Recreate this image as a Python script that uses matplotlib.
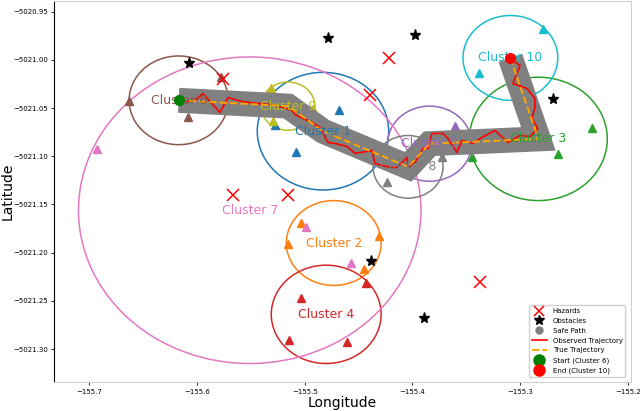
import matplotlib
matplotlib.use('Agg')
import matplotlib.pyplot as plt
from matplotlib.patches import Circle
from matplotlib.lines import Line2D

# cluster summary (centre + enclosing radius, degrees)
cluster_ids = [1, 2, 3, 4, 5, 6, 7, 8, 9, 10]
center_lon = [-155.483, -155.473, -155.283, -155.480, -155.384,
              -155.617, -155.551, -155.404, -155.5155, -155.309]
center_lat = [-5021.074, -5021.190, -5021.082, -5021.264, -5021.087,
              -5021.042, -5021.156, -5021.111, -5021.048, -5020.998]
radius = [0.061, 0.044, 0.064, 0.051, 0.039, 0.046, 0.159, 0.0325, 0.025, 0.044]

# member points of each cluster
member_lon = {
    1: [-155.4681, -155.5081, -155.5276],
    2: [-155.5034, -155.5155, -155.4310, -155.4449],
    3: [-155.2332, -155.2648, -155.3447],
    4: [-155.5034, -155.5146, -155.4607, -155.4431],
    5: [-155.3604],
    6: [-155.6631, -155.6084, -155.5777],
    7: [-155.6929, -155.4988, -155.4570],
    8: [-155.4236, -155.3725],
    9: [-155.5313, -155.4923, -155.5294],
    10: [-155.2787, -155.3382],
}
member_lat = {
    1: [-5021.0525, -5021.0961, -5021.0681],
    2: [-5021.1696, -5021.1914, -5021.1831, -5021.2173],
    3: [-5021.0702, -5021.0981, -5021.1012],
    4: [-5021.2474, -5021.2909, -5021.2930, -5021.2318],
    5: [-5021.0691],
    6: [-5021.0432, -5021.0588, -5021.0183],
    7: [-5021.0930, -5021.1738, -5021.2111],
    8: [-5021.1272, -5021.1012],
    9: [-5021.0297, -5021.0505, -5021.0639],
    10: [-5020.9676, -5021.0132],
}

hazard_lon = [-155.5759, -155.5666, -155.5155, -155.4217, -155.4394, -155.3372]
hazard_lat = [-5021.0194, -5021.1406, -5021.1406, -5020.9976, -5021.0360, -5021.2308]

obstacle_lon = [-155.6074, -155.4784, -155.3976, -155.4384, -155.2695, -155.3892]
obstacle_lat = [-5021.0028, -5020.9769, -5020.9738, -5021.2090, -5021.0411, -5021.2681]

# visiting order of clusters (true trajectory / safe path)
route = [6, 9, 1, 8, 5, 3, 10]

# observed (noisy) trajectory
obs_lon = [-155.6176, -155.6018, -155.5944, -155.5879, -155.5786, -155.5712, -155.5582,
           -155.5443, -155.5322, -155.5201, -155.5118, -155.5090, -155.5016, -155.4932,
           -155.4858, -155.4784, -155.4719, -155.4607, -155.4533, -155.4375, -155.4347,
           -155.4208, -155.4143, -155.4086, -155.4050, -155.4041, -155.3976, -155.3948,
           -155.3902, -155.3855, -155.3818, -155.3716, -155.3669, -155.3586, -155.3540,
           -155.3437, -155.3354, -155.3233, -155.3112, -155.3001, -155.2908, -155.2834,
           -155.2890, -155.2862, -155.2862, -155.2936, -155.3066, -155.3001, -155.3094]
obs_lat = [-5021.0442, -5021.0422, -5021.0349, -5021.0432, -5021.0546, -5021.0391, -5021.0432,
           -5021.0453, -5021.0463, -5021.0494, -5021.0525, -5021.0567, -5021.0608, -5021.0650,
           -5021.0702, -5021.0857, -5021.0867, -5021.0898, -5021.0971, -5021.0940, -5021.1075,
           -5021.1116, -5021.1116, -5021.1054, -5021.1012, -5021.1116, -5021.1064, -5021.1012,
           -5021.0919, -5021.0919, -5021.0764, -5021.0764, -5021.0816, -5021.0961, -5021.0836,
           -5021.0867, -5021.0805, -5021.0733, -5021.0857, -5021.0784, -5021.0795, -5021.0712,
           -5021.0608, -5021.0494, -5021.0401, -5021.0297, -5021.0246, -5021.0059, -5020.9987]

colors = plt.get_cmap('tab10').colors


def main():
    fig = plt.figure(figsize=(6.4, 4.11), dpi=100)
    ax = fig.add_axes([0.0848, 0.0698, 0.9011, 0.9277])

    # clusters: enclosing circle, members, label
    for i, cid in enumerate(cluster_ids):
        c = colors[(cid - 1) % 10]
        ax.add_patch(Circle((center_lon[i], center_lat[i]), radius[i],
                            fill=False, edgecolor=c, lw=1.1, zorder=1))
        ax.plot(member_lon[cid], member_lat[cid], '^', color=c, ms=5.5, ls='', zorder=2)

    idx = [cluster_ids.index(c) for c in route]
    route_lon = [center_lon[i] for i in idx]
    route_lat = [center_lat[i] for i in idx]

    ax.plot(route_lon, route_lat, color='gray', lw=18, solid_capstyle='butt',
            solid_joinstyle='miter', zorder=3)
    ax.plot(obs_lon, obs_lat, color='red', lw=1.2, zorder=4, label='Observed Trajectory')
    ax.plot(route_lon, route_lat, '--', color='orange', lw=1.4, zorder=5, label='True Trajectory')

    for i, cid in enumerate(cluster_ids):
        ax.text(center_lon[i], center_lat[i], f'Cluster {cid}', color=colors[(cid - 1) % 10],
                fontsize=9, ha='center', va='center', zorder=6)

    ax.plot(hazard_lon, hazard_lat, 'x', color='red', ms=9, mew=1.1, ls='', zorder=6)
    ax.plot(obstacle_lon, obstacle_lat, '*', color='black', ms=8, ls='', zorder=6)
    ax.plot(route_lon[0], route_lat[0], 'o', color='green', ms=7, zorder=7)
    ax.plot(route_lon[-1], route_lat[-1], 'o', color='red', ms=7, zorder=7)

    ax.set_xlim(-155.7325, -155.197)
    ax.set_ylim(-5021.3345, -5020.939)
    ax.ticklabel_format(useOffset=False)
    ax.set_xticks([-155.7, -155.6, -155.5, -155.4, -155.3, -155.2])
    ax.set_yticks([-5020.95, -5021.00, -5021.05, -5021.10, -5021.15, -5021.20, -5021.25, -5021.30])
    ax.tick_params(labelsize=5, length=2.5, width=0.6, pad=2)
    for s in ['top', 'right', 'bottom']:
        ax.spines[s].set_color('#d0d0d0')
    ax.set_xlabel('Longitude', fontsize=10, labelpad=1)
    ax.set_ylabel('Latitude', fontsize=10)
    ax.yaxis.set_label_coords(-0.068, 0.5)

    handles = [
        Line2D([], [], marker='x', color='red', ls='', ms=7, mew=1.1),
        Line2D([], [], marker='*', color='black', ls='', ms=7),
        Line2D([], [], marker='o', color='gray', ls='', ms=5),
        Line2D([], [], color='red', lw=1.2),
        Line2D([], [], color='orange', lw=1.4, ls='--'),
        Line2D([], [], marker='o', color='green', ls='', ms=8),
        Line2D([], [], marker='o', color='red', ls='', ms=8),
    ]
    labels = ['Hazards', 'Obstacles', 'Safe Path', 'Observed Trajectory',
              'True Trajectory', 'Start (Cluster 6)', 'End (Cluster 10)']
    ax.legend(handles, labels, loc='lower right', fontsize=5, handlelength=2.2,
              labelspacing=0.55, borderaxespad=0.8, framealpha=1, edgecolor='#d0d0d0')

    fig.savefig('out.png', dpi=100)


if __name__ == '__main__':
    main()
● ● ●
## [Exercise requirements]
Set down again, exactly, the lines of the material above from its first line to the one with "from matplotlib.lines import Line2D", inclusive. Leave the pictures out.

## [Exercise answer]
Recreate this image as a Python script that uses matplotlib.
import matplotlib
matplotlib.use('Agg')
import matplotlib.pyplot as plt
from matplotlib.patches import Circle
from matplotlib.lines import Line2D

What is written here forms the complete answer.